The movie Dirty Dancing is a classic! The American film is so beloved that it lives in infamy for over 30 years since its release. However, if you go back and watch it, you may notice that the love stories in the movie are not as dreamy as you remembered them being.
Dirty Dancing stars the late Patrick Swayze as Johnny, a dance instructor who falls for a girl while in the Catskills of upstate New York. That girl is Frances “Baby” Houseman, played by Jennifer Grey, who is on vacation with her family. This Hollywood hit features iconic dancing scenes, especially that scene while I Had The Time of my Life. Fans loved the quotable lines like “nobody puts Baby in the corner”, a line still said today. These aspects are what made the film so loveable. Though the main storyline involved Baby and Johnny’s budding romance, there was an important scene involving an illegal abortion that nearly stayed on the cutting room floor.
The Abortion Subplot
When Dirty Dancing was made, it had been 14 years since the Supreme Court ruled in Roe v Wade, the case that legalized abortion access across the United States. Eleanor Bergstein, the screenwriter, and co-producer of the film felt it was important to showcase an abortion scene in the film. So, she wrote about a character named Penny Johnson, who was played by Cynthia Rhodes. In this abortion subplot, Johnny’s former love interest lacks the resources to access reproductive healthcare. Penny’s abortion is so dangerous that she explained it was performed by a man with a dirty knife on a folding table. She suffers a botched abortion, and we see her health deteriorate on screen. This is a call for safe abortion, a concept that is still up for debate in the year 2021.

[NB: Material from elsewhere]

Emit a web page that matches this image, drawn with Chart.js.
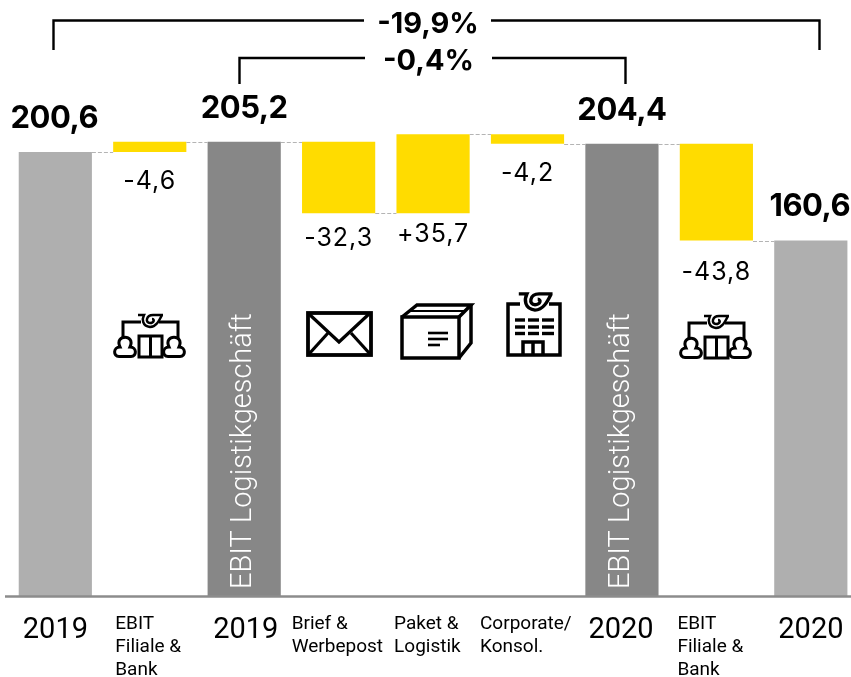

Bergstein knew her pro-choice stance in the film would be controversial. Those working in Vestron Pictures, the studio that released the film, strongly encouraged her to write out this subplot. Bergstein doubled down, arguing that it was important for the film to feature the scene, showing young women the importance of access to safe and legal abortions. On the scene, she said, “Real people have to have abortions even as they’re dancing and falling in love.” The reception of this plot was mixed. Some people were offended, others celebrated it as a victory for reproductive rights. Regardless, I think it is a powerful scene and I am glad Bergstein stood her ground!